Create an experiment, we only write tracking information to `sqlite` to speed things up.
Since the algorithm iterates fast and we track data on each iteration, writing to
other destinations such as Tensorboard can be relatively time consuming.
SQLite is enough for our analytics.

In [4]:
experiment.create(name='kuhn_poker', writers={'sqlite', 'screen'})

Initialize configurations

In [5]:
conf = Configs()

Set experiment configurations and assign a configurations dictionary to override configurations

In [6]:
experiment.configs(conf)

Set PyTorch models for loading and saving

In [10]:
experiment.add_model_savers({'info_sets': InfoSetSaver(conf.cfr.info_sets)})

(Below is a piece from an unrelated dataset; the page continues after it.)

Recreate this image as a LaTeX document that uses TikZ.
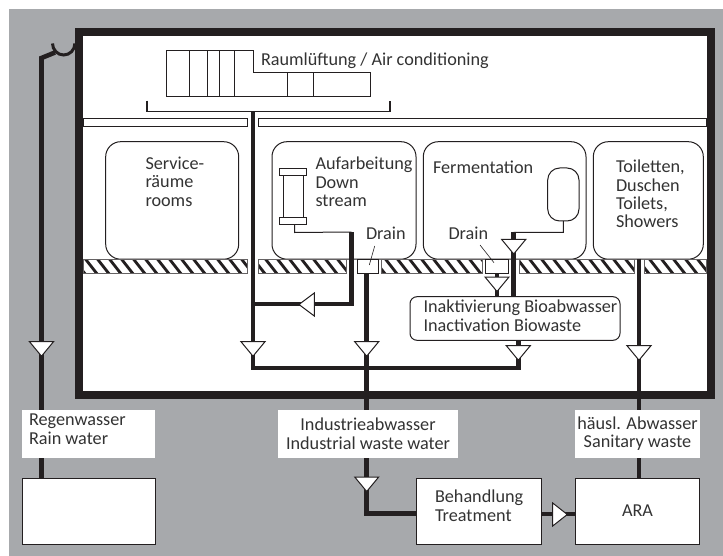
\documentclass[tikz,border=0pt]{standalone}
\usepackage{fontspec}
\setmainfont{Carlito}
\usetikzlibrary{calc}
\definecolor{bggray}{HTML}{A7A9AC}
\definecolor{ink}{HTML}{231F20}
\definecolor{txt}{HTML}{333333}
\tikzset{
  thin line/.style={draw=ink,line width=1pt},
  pipe/.style={draw=ink,line width=4.6pt,line join=miter},
  wall/.style={draw=ink,line width=8pt},
  room/.style={draw=ink,line width=1pt,fill=white,rounded corners=15pt,inner sep=0pt,outer sep=0pt},
  plainbox/.style={draw=ink,line width=1pt,fill=white,inner sep=0pt,outer sep=0pt},
  labelbox/.style={fill=white,inner sep=0pt,outer sep=0pt},
  lab/.style={font=\fontsize{18.2}{18.4}\selectfont,text=txt,inner sep=0pt,outer sep=0pt,align=left},
  valve/.style={draw=ink,line width=1pt,fill=white,line join=miter},
}
\newcommand{\hatchbar}[2]{%
  \begin{scope}
    \clip (#1,259.5) rectangle (#2,273.5);
    \fill[white] (#1,259.5) rectangle (#2,273.5);
    \foreach \hx in {0,12,...,700}{
      \fill[ink] (\hx,259.5) -- (\hx+3.6,259.5) -- (\hx+14.6,273.5) -- (\hx+11,273.5) -- cycle;
    }
  \end{scope}
  \draw[draw=ink!70,line width=0.8pt] (#1,259.5) rectangle (#2,273.5);
}
\newcommand{\valvedown}[3]{\coordinate (#1) at (#2,#3);
  \draw[valve] ($(#1)+(-12,0)$) -- ($(#1)+(12,0)$) -- ($(#1)+(0,14.5)$) -- cycle;}
\begin{document}
\begin{tikzpicture}[x=1pt,y=-1pt]
\useasboundingbox (0,0) rectangle (723,556);
\fill[bggray] (9,9) rectangle (723,556);
% coordinates
\coordinate (rainTop) at (41.5,58);
\coordinate (rainKink) at (55,52.5);
\coordinate (hoopL) at (52.5,43.5);
% frame
\draw[wall,fill=white] (79.3,32) rectangle (711,395);
% ceiling bars
\node[plainbox,minimum width=164.7pt,minimum height=7.7pt,anchor=north west] (barL) at (83,119) {};
\node[plainbox,minimum width=448pt,minimum height=7.7pt,anchor=north west] (barR) at (258.7,119) {};
% rooms
\node[room,minimum width=133pt,minimum height=117.5pt,anchor=north west] (service) at (105.7,141.7) {};
\node[room,minimum width=144pt,minimum height=117.5pt,anchor=north west] (aufarb) at (272,141.7) {};
\node[room,minimum width=162.7pt,minimum height=117.5pt,anchor=north west] (ferm) at (423.3,141.7) {};
\node[room,minimum width=110pt,minimum height=117.5pt,anchor=north west] (toil) at (593.3,141.7) {};
% air unit
\draw[thin line,fill=white] (166,51) -- (253.5,51) -- (253.5,73) -- (370.5,73) -- (370.5,96.3) -- (166,96.3) -- cycle;
\foreach \dx in {189,207.7,219.3,234.3}{\draw[thin line] (\dx,51) -- (\dx,96.3);}
\foreach \dx in {287.3,313.7}{\draw[thin line] (\dx,73) -- (\dx,96.3);}
% bracket
\coordinate (brL) at (147,100.7);
\coordinate (brR) at (390,100.7);
\coordinate (brM) at (253,111.5);
\draw[draw=ink,line width=1.7pt] (brL) |- (brM) -| (brR);
% floor
\hatchbar{83}{247.7}
\hatchbar{258.7}{346}
\hatchbar{381.7}{482}
\hatchbar{519.3}{634}
\hatchbar{644}{706.7}
\node[plainbox,minimum width=21.3pt,minimum height=14.5pt,anchor=north west] (drainA) at (357,259.3) {};
\node[plainbox,minimum width=22.6pt,minimum height=14.5pt,anchor=north west] (drainB) at (485.7,259.3) {};
% column
\node[plainbox,minimum width=27.4pt,minimum height=7.4pt] (capT) at (293,172) {};
\node[plainbox,minimum width=27.4pt,minimum height=7.4pt] (capB) at (293,221.3) {};
\draw[thin line,fill=white] (capT.south -| 283.7,0) rectangle (capB.north -| 303,0);
% tank
\node[plainbox,rounded corners=12pt,minimum width=31.3pt,minimum height=53pt,anchor=north west] (tank) at (547.7,168) {};
% buffer box and process
\node[room,rounded corners=7pt,minimum width=210pt,minimum height=43.6pt,anchor=north west] (inakt) at (410,296.7) {};
% bottom boxes
\node[plainbox,minimum width=132.5pt,minimum height=66pt,anchor=north west] (rainT) at (22.5,478.3) {};
\node[plainbox,minimum width=125pt,minimum height=66pt,anchor=north west] (treat) at (416.7,478.3) {};
\node[plainbox,minimum width=123.6pt,minimum height=66pt,anchor=north west] (ara) at (575.7,478.3) {};
% pipes
\draw[pipe] (rainT.north -| rainTop) -- (rainTop) -- (rainKink);
\draw[draw=ink,line width=3pt] (hoopL) arc[start angle=180,end angle=360,x radius=11.2pt,y radius=11.5pt];
\coordinate (dwnSplit) at (253,304);
\coordinate (dwnBottom) at (253,368);
\coordinate (bioBottom) at (518.3,368);
\coordinate (auKnee) at (351.3,304);
\coordinate (auTop) at (351.3,232);
\draw[pipe] (brM) -- (dwnBottom) -- (bioBottom) -- (inakt.south -| bioBottom);
\draw[pipe] (dwnSplit) -- (auKnee) -- (auTop);
\coordinate (indKnee) at (366.7,513.5);
\draw[pipe] (drainA.south -| indKnee) -- (indKnee) -- (treat.west |- indKnee);
\coordinate (fermTop) at (513.7,232);
\draw[pipe] (fermTop) -- (inakt.north -| fermTop);
\draw[pipe] (drainB.south) -- (inakt.north -| drainB.south);
\coordinate (toilX) at (639,259);
\draw[pipe] (toilX) -- (ara.north -| toilX);
\coordinate (araIn) at (575.7,514);
\draw[pipe] (treat.east |- araIn) -- (araIn);
% thin connectors
\coordinate (auKneeThin) at (294.7,232.5);
\draw[thin line] (capB.south -| auKneeThin) -- (auKneeThin) -- (auTop);
\coordinate (tankKnee) at (563.3,232.5);
\draw[thin line] (tank.south) -- (tankKnee) -- (fermTop |- tankKnee);
% valves
\valvedown{vRain}{41.5}{341.7}
\valvedown{vDwn}{253}{341.7}
\valvedown{vInd}{366.7}{341.7}
\valvedown{vBio}{518.3}{345.7}
\valvedown{vToil}{639}{345.7}
\valvedown{vFerm}{513.7}{239.5}
\valvedown{vDrain}{497}{277}
\valvedown{vTreat}{366.7}{477}
\coordinate (vAu) at (299,304.5);
\draw[valve] (vAu) -- ($(vAu)+(15.3,-11.5)$) -- ($(vAu)+(15.3,11.5)$) -- cycle;
\coordinate (vAra) at (552.7,514.5);
\draw[valve] ($(vAra)+(0,-11.5)$) -- ($(vAra)+(14.6,0)$) -- ($(vAra)+(0,11.5)$) -- cycle;
% white labels
\node[labelbox,minimum width=133pt,minimum height=47.7pt,anchor=north west] (lblRain) at (22,410) {};
\node[labelbox,minimum width=180pt,minimum height=47.7pt,anchor=north west] (lblInd) at (278,410) {};
\node[labelbox,minimum width=125pt,minimum height=47.7pt,anchor=north west] (lblSan) at (575,410) {};
% leaders
\coordinate (drA1) at (374.7,246);
\coordinate (drB1) at (480,245);
\draw[draw=ink,line width=0.6pt] (drA1) -- (369.3,265);
\draw[draw=ink,line width=0.6pt] (drB1) -- (494,262.7);
% text
\node[lab,anchor=base west] (tAir) at (261,66) {Raumlüftung / Air conditioning};
\node[lab,anchor=north west] (tServ) at (145.5,157) {Service-\\räume\\rooms};
\node[lab,anchor=north west] (tAuf) at (315.5,157) {Aufarbeitung\\Down\\stream};
\node[lab,anchor=base west] (tDrA) at (366,240) {Drain};
\node[lab,anchor=base west] (tFer) at (433,174) {Fermentation};
\node[lab,anchor=base west] (tDrB) at (448.5,240) {Drain};
\node[lab,anchor=north west] (tToil) at (616,160) {Toiletten,\\Duschen\\Toilets,\\Showers};
\node[lab,anchor=north west] (tInak) at (423.5,300) {Inaktivierung Bioabwasser\\Inactivation Biowaste};
\node[lab,anchor=north west] (tRain) at (29,414) {Regenwasser\\Rain water};
\node[lab,align=center,anchor=center] (tInd) at (lblInd.center) {Industrieabwasser\\Industrial waste water};
\node[lab,align=center,anchor=center] (tSan) at (lblSan.center) {häusl. Abwasser\\Sanitary waste};
\node[lab,anchor=north west] (tTre) at (435,490) {Behandlung\\Treatment};
\node[lab] (tAra) at ($(ara.center)+(0,-1)$) {ARA};
\end{tikzpicture}
\end{document}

Start the experiment and run the training loop.

In [11]:
# Start the experiment
with experiment.start():
    conf.cfr.iterate()

KeyboardInterrupt: 

In [14]:
inds = analytics.runs(experiment.get_uuid())

In [15]:
dir(inds)

['average_strategy_A_b',
 'average_strategy_A_p',
 'average_strategy_Ab_b',
 'average_strategy_Ab_p',
 'average_strategy_K_b',
 'average_strategy_K_p',
 'average_strategy_Kb_b',
 'average_strategy_Kb_p',
 'average_strategy_Q_b',
 'average_strategy_Q_p',
 'average_strategy_Qb_b',
 'average_strategy_Qb_p',
 'regret_A_b',
 'regret_A_p',
 'regret_Ab_b',
 'regret_Ab_p',
 'regret_K_b',
 'regret_K_p',
 'regret_Kb_b',
 'regret_Kb_p',
 'regret_Q_b',
 'regret_Q_p',
 'regret_Qb_b',
 'regret_Qb_p',
 'strategy_A_b',
 'strategy_A_p',
 'strategy_Ab_b',
 'strategy_Ab_p',
 'strategy_K_b',
 'strategy_K_p',
 'strategy_Kb_b',
 'strategy_Kb_p',
 'strategy_Q_b',
 'strategy_Q_p',
 'strategy_Qb_b',
 'strategy_Qb_p',
 'time_Track',
 'time_loop']

In [17]:
plot_infosets(inds['average_strategy.*'], width=600, height=500).display()

In [18]:
analytics.scatter(inds.average_strategy_Q_b, inds.average_strategy_Kb_b,
                  width=400, height=400)